Remove Unnecessary Cargo From Your Ride
The more extra weight your vehicle carries, the harder its engine has to work to propel itself. All that additional work then forces it to consume more fuel. So if you carry salt, sand, or loads of tools in your trunk, consider removing them.
You might also want to rethink your decision to install cargo containers on your car roof. They not only add weight to your ride; they also increase its wind resistance. But unfortunately, that makes your engine work harder, and thus, guzzle more fuel.
Work With Mobile Fleet Fueling Services
If you own company vehicles, consider using a mobile fleet fueling service. By doing so, your drivers don’t have to go to a gas station to top up, which can consume even more fuel. Moreover, if you get fleet fueling here, you can reduce your business’ fuel costs by up to 20%.
Keep Your Tires Properly Inflated
Properly inflated tires reduce the energy needed to propel your vehicle along a road. By contrast, even a slight flattening or deformation makes it harder for your tires to move your car. So to compensate, your ride uses more energy (in other words, gas) to help your tires roll.
For that reason, it’s imperative to keep your tires properly inflated. Your best bet is to follow your car manufacturer’s recommendations. You should find this info on your owner’s manual or a sticker by the driver’s side door.
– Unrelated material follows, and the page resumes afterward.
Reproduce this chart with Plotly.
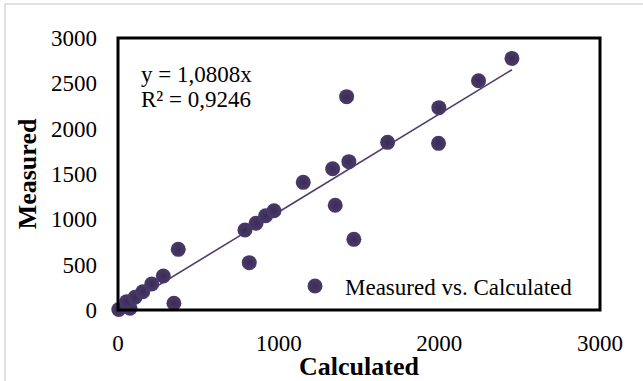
import plotly.graph_objects as go

calculated = [5, 75, 54, 106, 154, 210, 282, 375, 348, 790, 817, 859, 919, 971,
              1153, 1336, 1437, 1423, 1352, 1468, 1678, 1997, 1995, 2244, 2452]
measured = [5, 19, 92, 140, 202, 287, 375, 669, 74, 882, 522, 956, 1040, 1095,
            1408, 1558, 1636, 2353, 1155, 779, 1849, 2232, 1838, 2529, 2775]
slope = 1.0808
r2_text = "0,9246"
series_name = "Measured vs. Calculated"
x_ticks = [0, 1000, 2000, 3000]
y_ticks = [0, 500, 1000, 1500, 2000, 2500, 3000]

W, H = 643, 381
L, R, T, B = 118, 43, 38, 71
pw, ph = W - L - R, H - T - B

def px_x(p):
    return (p - L) / pw

def px_y(p):
    return (H - B - p) / ph

FONT = "Liberation Serif, Times New Roman, serif"
PURPLE = "#4a3a6a"

fig = go.Figure()
xmax = max(calculated)
fig.add_trace(go.Scatter(
    x=[0, xmax], y=[0, slope * xmax], mode="lines",
    line=dict(color="#4f3d6f", width=1.6), showlegend=False, hoverinfo="skip"))
fig.add_trace(go.Scatter(
    x=calculated, y=measured, mode="markers", name=series_name, cliponaxis=False,
    marker=dict(size=15, color=PURPLE,
                gradient=dict(type="radial", color="#3a2c55"),
                line=dict(width=0))))

fig.update_layout(
    width=W, height=H,
    margin=dict(l=L, r=R, t=T, b=B, autoexpand=False),
    paper_bgcolor="white", plot_bgcolor="white",
    font=dict(family=FONT, size=23, color="black"),
    showlegend=True,
    legend=dict(x=px_x(285), y=px_y(286), xanchor="left", yanchor="middle",
                bgcolor="rgba(0,0,0,0)", font=dict(size=23, family=FONT),
                itemsizing="trace", itemwidth=50),
    xaxis=dict(range=[0, 3000], tickvals=x_ticks, ticktext=[str(v) for v in x_ticks],
               showgrid=False, zeroline=False, showline=False, automargin=False,
               ticks="", ticklabelstandoff=17,
               title=dict(text="<b>Calculated</b>", font=dict(size=26, family=FONT), standoff=2)),
    yaxis=dict(range=[0, 3000], tickvals=y_ticks, ticktext=[str(v) for v in y_ticks],
               showgrid=False, zeroline=False, showline=False, automargin=False,
               ticks="", ticklabelstandoff=20,
               title=dict(text="<b>Measured</b>", font=dict(size=26, family=FONT), standoff=6)),
    shapes=[
        dict(type="rect", xref="paper", yref="paper", x0=0, y0=0, x1=1, y1=1,
             line=dict(color="black", width=3), fillcolor="rgba(0,0,0,0)", layer="above"),
        dict(type="rect", xref="paper", yref="paper",
             x0=px_x(5), y0=px_y(390), x1=px_x(660), y1=px_y(4),
             line=dict(color="#d9d9d9", width=1.5), fillcolor="rgba(0,0,0,0)"),
    ],
    annotations=[
        dict(xref="paper", yref="paper", x=px_x(139), y=px_y(75), xanchor="left", yanchor="middle",
             text=f"y = {str(slope).replace('.', ',')}x", align="left",
             showarrow=False, font=dict(size=23, family=FONT)),
        dict(xref="paper", yref="paper", x=px_x(139), y=px_y(99), xanchor="left", yanchor="middle",
             text=f"R² = {r2_text}", align="left",
             showarrow=False, font=dict(size=23, family=FONT)),
    ],
)

fig.write_html("out.html")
Also, don’t forget that your tires lose about one PSI per month. Hence, it would be best if you made it a habit to check your tire pressure monthly. Then, pump air back into your tires if their pressure is one PSI less than recommended.
Start Cutting Back on Fuel Costs
Remember: Even if you can’t control the rising cost of fuel products, you can cut back on your fuel expenses. Aside from the tips above, you may also want to consider carpooling with family and friends. And if that’s not enough, you can always go on public transportation from time to time.